Arguing the other side, Morote said that “when a reasonable listener is repeatedly told that what’s about to follow is the truth, then a reasonable listener is likely to take it as exactly that.”
On the anti-SLAPP issue, Chung asked Morote, “How do you answer the argument that this is a broader discourse about child-rearing?”

Morote said both J.M.’s posts and his mother’s posts were about their own lives and experiences, not about “broader social or cultural topics.”
“For this court to say that the ambit of [New York’s relevant law] is so wide that it reaches this dispute today would be to go farther than New York courts have gone,” she said.
And the Winners Are …
After more than an hour of arguments, the judges delivered the results: Morote was awarded the Lawrence S. Greenbaum Prize for best oral presentation, and Kim won for best final-round brief. (Judges question competitors throughout their arguments but do not issue a decision on the fictional case.)
The judges praised the finalists. “I’ve been doing my job for about 20 years, and you all are already at the top 1%” of oral advocates, Karas said. “Just incredible composure.”
Chung also expressed admiration for the students who wrote the case, which she called “amazing” and “so well done.”

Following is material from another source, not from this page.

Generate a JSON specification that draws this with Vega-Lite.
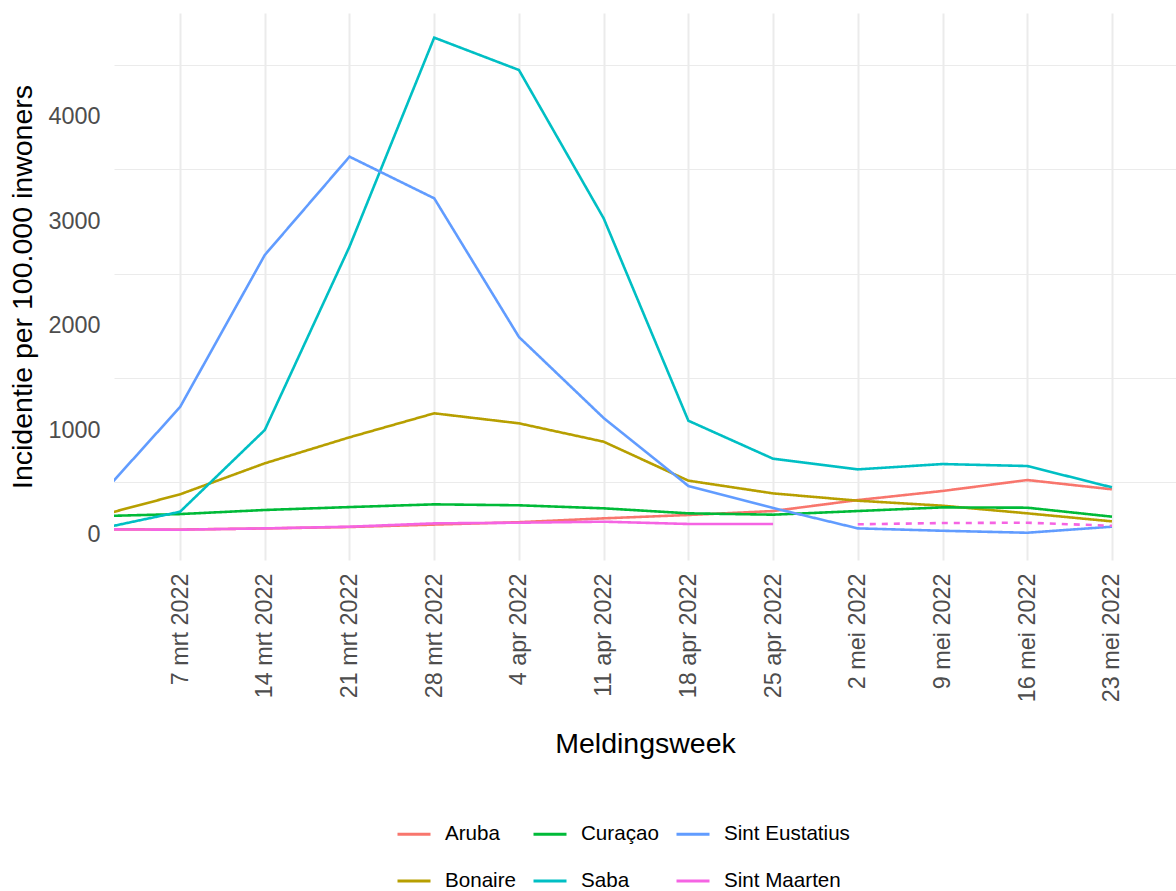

Reflecting on how they wrote the case, Kreklau said they wanted to focus on transgender youth and so-called social media influencers who profit from sharing their children’s lives on the internet. The practice, sometimes called “sharenting,” was also the focus of Agarwala’s student note, “Children’s Privacy and the Ghost of Social Media Past,” published this year in the Columbia Human Rights Law Review. “While my note proposes a new legal solution to the issue, I wondered how children could tackle the problem within current law,” she said.
Above all, for the co-directors, watching the case unfold throughout the competition was “incredible,” they said. “The feeling is hard to describe, but there is certainly a level of awe for the students and judges with such a strong grasp of the record, and pride watching our work come to life.”
The three-round Harlan Fiske Stone Moot Court Competition—part of the Paul, Weiss, Rifkind, Wharton & Garrison Moot Court Program—is run by Director of Legal Writing and Moot Court Programs Sophia F. Bernhardt, Associate Director of Legal Writing and Moot Court Programs Amanda Sen Villalobos, Paul J. Kellner Professor of Law Daniel Richman, and the moot court board: Agarwala and Kreklau, along with Executive Director Jaylene K. Yi ’25; Foundation Moot Court Director Yashi Wang ’25; Managing Directors Skylar Jaeger ’25, Austin Aguiñaga ’25, Jiachen Feng ’25, and Madeline Everett ’25; Specialized Moot Court Director Angela Hyokyoung Kang ’25; and Director of Community Programs Cole D. Riley '25.

After the finals, Morote said it was “such a privilege” to argue in front of the judges. “I’m overwhelmed and beyond honored,” she said. “I owe a world of gratitude to the friends, family, and mentors who have so selflessly given their time to teach and support me.”
Kim, recipient of best brief, added that he enjoyed the experience. “I had so much fun arguing in front of the judges,” he said. “They asked me a lot of questions I had never been asked before, which was both nerve-racking and exciting.”